О том, насколько это преступление было распространено, когда инквизиции поручили за него взыскивать, можно судить по статистике, которую приводит Г. Ч. Ли[276]. Из нее видно, что в одном только Толедо в течение первых 35 лет после того, как вопрос перешел в ведение святой палаты, было вынесено 52 приговора священникам, признанным виновными в совращении прихожанок; как проницательно замечает Ли, не стоит предполагать, будто количество жалоб соответствовало числу подобных случаев или что большая часть этих жалоб могла привести к обвинительному приговору, поскольку, всеми силами стараясь избежать скандала, инквизиция не предпринимала никаких действий, за исключением тех случаев, когда доказательства вины были явными.
Это мнение подкрепляется предписанием проявлять осмотрительность и прочими указаниями в руководстве для инквизиторов в части «Causas de Solicitaciones», которую мы уже цитировали. И наконец, приведенная Льоренте статистика показывает, что нарушителями были главным образом монахи; среди обычных священников обвинительный приговор получал лишь один из десяти.

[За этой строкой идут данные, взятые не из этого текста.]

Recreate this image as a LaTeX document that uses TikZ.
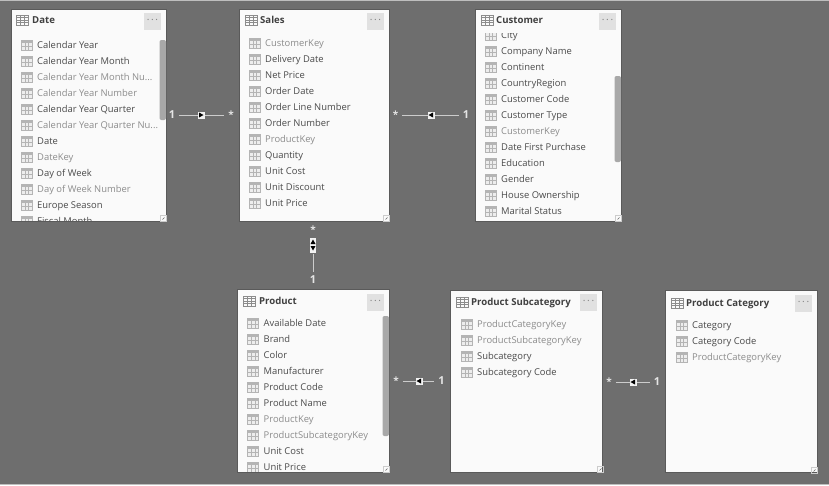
\documentclass[tikz,border=0pt]{standalone}
\usepackage{fontspec}
\setmainfont{Open Sans}
\usepackage{xcolor}
\definecolor{canvasgray}{HTML}{6E6E6E}
\definecolor{boxedge}{HTML}{5A5A5A}
\definecolor{fielddark}{HTML}{4A4A4A}
\definecolor{fieldlight}{HTML}{8C8C8C}
\definecolor{iconedge}{HTML}{B4B4B4}
\definecolor{scrollgray}{HTML}{A8A8A8}
\definecolor{menugray}{HTML}{E1E1E1}
\tikzset{
  tablebox/.style={draw=boxedge, line width=0.5, fill=white!98!black, inner sep=0, rectangle},
  tabletitle/.style={anchor=west, inner sep=0, text height=8, text depth=2, font=\fontsize{9.6}{11}\selectfont\bfseries, text=black!75},
  fieldon/.style={anchor=west, inner sep=0, text height=8, text depth=2, font=\fontsize{9.4}{11}\selectfont, text=fielddark},
  fieldoff/.style={fieldon, text=fieldlight},
  menubtn/.style={fill=menugray, minimum size=17, inner sep=0, font=\fontsize{10}{10}\selectfont, text=black!50},
  cardlabel/.style={inner sep=2.5, font=\fontsize{11}{11}\selectfont\bfseries, text=white!90!black},
  starlabel/.style={cardlabel, font=\fontsize{10}{11}\selectfont\bfseries},
  relline/.style={draw=white!80!black, line width=1, shorten >=1.5, shorten <=1.5},
  relmark/.style={fill=white!95!black, inner sep=0, minimum width=7, minimum height=7},
  pics/fieldicon/.style={code={
    \draw[iconedge, fill=white!93!black, line width=0.5] (0,-5) rectangle (11,5);
    \fill[iconedge] (0,-5) rectangle (11,-2.5);
    \draw[iconedge, line width=0.4] (0,1) -- (11,1) (3.7,-2.5) -- (3.7,5) (7.4,-2.5) -- (7.4,5);
  }},
  pics/titleicon/.style={code={
    \draw[black!45, line width=0.6] (0,-5) rectangle (12,5);
    \draw[black!45, line width=0.3] (0,-2.5) -- (12,-2.5) (0,0) -- (12,0) (0,2.5) -- (12,2.5)
      (4,-5) -- (4,5) (8,-5) -- (8,5);
  }},
  pics/grip/.style={code={
    \draw[black!20, line width=0.4] (0,0) rectangle (6,-6);
    \draw[black!60, line width=0.6] (2.5,-1.5) -- (4.5,-3.5);
  }},
}
\newcommand{\more}{...}
\newcommand{\manystar}{\raisebox{-2pt}{*}}
% one row per field: name, icon x, first y, list
\newcommand{\fieldrows}[4]{
  \foreach \fieldtxt/\fieldsty [count=\i from 0] in {#4} {
    \pic at (#2, #3+16*\i) {fieldicon};
    \node[\fieldsty] (#1-\i) at (#2+16, #3+16*\i) {\fieldtxt};
  }
}
\begin{document}
\begin{tikzpicture}[x=1pt, y=-1pt]
\useasboundingbox (0,0) rectangle (829,485);
\fill[canvasgray] (0,0) rectangle (829,485);
\fill[white!55!canvasgray] (0,0) rectangle (829,1);
\fill[white!55!canvasgray] (0,484) rectangle (829,485);

% tables
\node[tablebox, minimum width=155, minimum height=212] (date) at (88.5,115) {};
\node[tablebox, minimum width=150, minimum height=212] (sales) at (314,115) {};
\node[tablebox, minimum width=146, minimum height=212] (customer) at (548,115) {};
\node[tablebox, minimum width=152, minimum height=183] (product) at (313.3,380.5) {};
\node[tablebox, minimum width=152, minimum height=182] (subcat) at (526.7,381) {};
\node[tablebox, minimum width=152, minimum height=182] (category) at (741.3,381.5) {};

% titles
\pic at (16,20) {titleicon};
\node[tabletitle] (dateT) at (32,20.5) {Date};
\pic at (245,20) {titleicon};
\node[tabletitle] (salesT) at (260,20.5) {Sales};
\pic at (481,20) {titleicon};
\node[tabletitle] (customerT) at (496,20.5) {Customer};
\pic at (243,301) {titleicon};
\node[tabletitle] (productT) at (259,301.5) {Product};
\pic at (456,302) {titleicon};
\node[tabletitle] (subcatT) at (471,302.5) {Product Subcategory};
\pic at (671,303) {titleicon};
\node[tabletitle] (categoryT) at (686,303.5) {Product Category};

\node[menubtn] (dateM) at (152.5,21.5) {·\,·\,·};
\node[menubtn] (salesM) at (375.5,21.5) {·\,·\,·};
\node[menubtn] (customerM) at (607.5,21.5) {·\,·\,·};
\node[menubtn] (productM) at (375.5,302.5) {·\,·\,·};
\node[menubtn] (subcatM) at (588.5,302.5) {·\,·\,·};
\node[menubtn] (categoryM) at (803.5,303.5) {·\,·\,·};

% fields, cut at the table edge
\begin{scope}
\clip (11,32) rectangle (166,220.5);
\fieldrows{date}{21}{45}{Calendar Year/fieldon, Calendar Year Month/fieldon, Calendar Year Month Nu\more/fieldoff,
  Calendar Year Number/fieldoff, Calendar Year Quarter/fieldon, Calendar Year Quarter Nu\more/fieldoff, Date/fieldon,
  DateKey/fieldoff, Day of Week/fieldon, Day of Week Number/fieldoff, Europe Season/fieldon, Fiscal Month/fieldon}
\end{scope}
\fieldrows{sales}{249}{43}{CustomerKey/fieldoff, Delivery Date/fieldon, Net Price/fieldon, Order Date/fieldon,
  Order Line Number/fieldon, Order Number/fieldon, ProductKey/fieldoff, Quantity/fieldon, Unit Cost/fieldon,
  Unit Discount/fieldon, Unit Price/fieldon}
\begin{scope}
\clip (475,33.5) rectangle (621,220.5);
\fieldrows{customer}{485}{35}{City/fieldon, Company Name/fieldon, Continent/fieldon, CountryRegion/fieldon,
  Customer Code/fieldon, Customer Type/fieldon, CustomerKey/fieldoff, Date First Purchase/fieldon, Education/fieldon,
  Gender/fieldon, House Ownership/fieldon, Marital Status/fieldon}
\end{scope}
\begin{scope}
\clip (238,312) rectangle (389,471.5);
\fieldrows{product}{247.5}{323}{Available Date/fieldon, Brand/fieldon, Color/fieldon, Manufacturer/fieldon,
  Product Code/fieldon, Product Name/fieldon, ProductKey/fieldoff, ProductSubcategoryKey/fieldoff, Unit Cost/fieldon,
  Unit Price/fieldon}
\end{scope}
\fieldrows{subcat}{461}{324}{ProductCategoryKey/fieldoff, ProductSubcategoryKey/fieldoff, Subcategory/fieldon,
  Subcategory Code/fieldon}
\fieldrows{category}{676}{325}{Category/fieldon, Category Code/fieldon, ProductCategoryKey/fieldoff}

% scroll bars
\fill[scrollgray, rounded corners=2] (159.5,40) rectangle (166,120);
\fill[scrollgray, rounded corners=2] (614.5,76) rectangle (621,162);
\fill[scrollgray, rounded corners=2] (382.5,316) rectangle (389,436);

% resize grips
\pic at (160,221) {grip};
\pic at (383,221) {grip};
\pic at (615,221) {grip};
\pic at (383,472) {grip};
\pic at (597,472) {grip};
\pic at (811,473) {grip};

% relationships
\node[cardlabel] (oneA) at (172,115) {1};
\node[starlabel] (starA) at (231,115) {\manystar};
\draw[relline] (oneA) -- (starA);
\node[relmark] (markA) at (201,115) {};
\fill (199,112.5) -- (203.5,115) -- (199,117.5) -- cycle;

\node[starlabel] (starB) at (395.5,115) {\manystar};
\node[cardlabel] (oneB) at (466,115) {1};
\draw[relline] (starB) -- (oneB);
\node[relmark] (markB) at (431,115) {};
\fill (433,112.5) -- (428.5,115) -- (433,117.5) -- cycle;

\node[starlabel] (starC) at (313,230) {\manystar};
\node[cardlabel] (oneC) at (313,280) {1};
\node[relmark, minimum width=6, minimum height=15] (markC) at (313,245) {};
\draw[relline] (markC) -- (oneC);
\fill (313,239.5) -- (315.5,244) -- (310.5,244) -- cycle;
\fill (313,250.5) -- (315.5,246) -- (310.5,246) -- cycle;

\node[starlabel] (starD) at (396,381) {\manystar};
\node[cardlabel] (oneD) at (441.5,381) {1};
\draw[relline] (starD) -- (oneD);
\node[relmark] (markD) at (419,381) {};
\fill (421,378.5) -- (416.5,381) -- (421,383.5) -- cycle;

\node[starlabel] (starE) at (609,382) {\manystar};
\node[cardlabel] (oneE) at (657,382) {1};
\draw[relline] (starE) -- (oneE);
\node[relmark] (markE) at (633,382) {};
\fill (635,379.5) -- (630.5,382) -- (635,384.5) -- cycle;
\end{tikzpicture}
\end{document}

Это, однако, не означает, что среди мирских священников было больше целомудрия. Льоренте дает этому очевидное объяснение – слишком очевидное, чтобы повторять его здесь[277].
Еще одно нарушение, которое позже попадет под юрисдикцию святой палаты, – ростовщичество, но во времена Торквемады оно, как и совращение, не являлось заботой инквизиторов.
В своих методах ведения дел суд инквизиции под усердным управлением приора Святого Креста строго придерживался заданных Эймериком направлений. В руководствах, изданных позже для использования инквизиторами (несколько экземпляров дошли до наших дней) правила целиком взяты из «Руководства» Эймерика и внесены в качестве дополнения в кодекс, созданный Торквемадой, – они состоят из уже рассмотренных выше статей и тех, что добавятся позже.
Эти методы мы теперь и рассмотрим.
Обвиняемый представал перед судом, заседавшим в зале для слушаний святой палаты, или в Священном доме (Casa Santa), как стали называть здание, где располагалась инквизиция.
В число судей входил по крайней мере один из инквизиторов, назначенных Торквемадой, священник местной епархии, судебный исполнитель и писец, который должен был записывать все, что могло выясниться в ходе слушаний. Они сидели за столом, на котором стояло высокое распятие между двух свечей и лежало Евангелие – на нем должен был клясться обвиняемый.
После принесения присяги у подсудимого спрашивали его имя, место рождения, сведения о его семье и о том, в какой епархии он живет. Затем ему задавали туманные вопросы, слышал ли он разговоры о тех делах, в которых его обвиняют[278]. Пенья предостерегает инквизиторов от того, чтобы задавать слишком точные вопросы, дабы не подсказывать обвиняемому ответы[279]. Второй причиной для такой неясности было то, что, отвечая на четко поставленные вопросы, обвиняемый может ограничиться сутью этих вопросов, в то время как при допросе в общих и туманных выражениях он в своих ответах может выдать информацию или людей, которых до этого никто не подозревал.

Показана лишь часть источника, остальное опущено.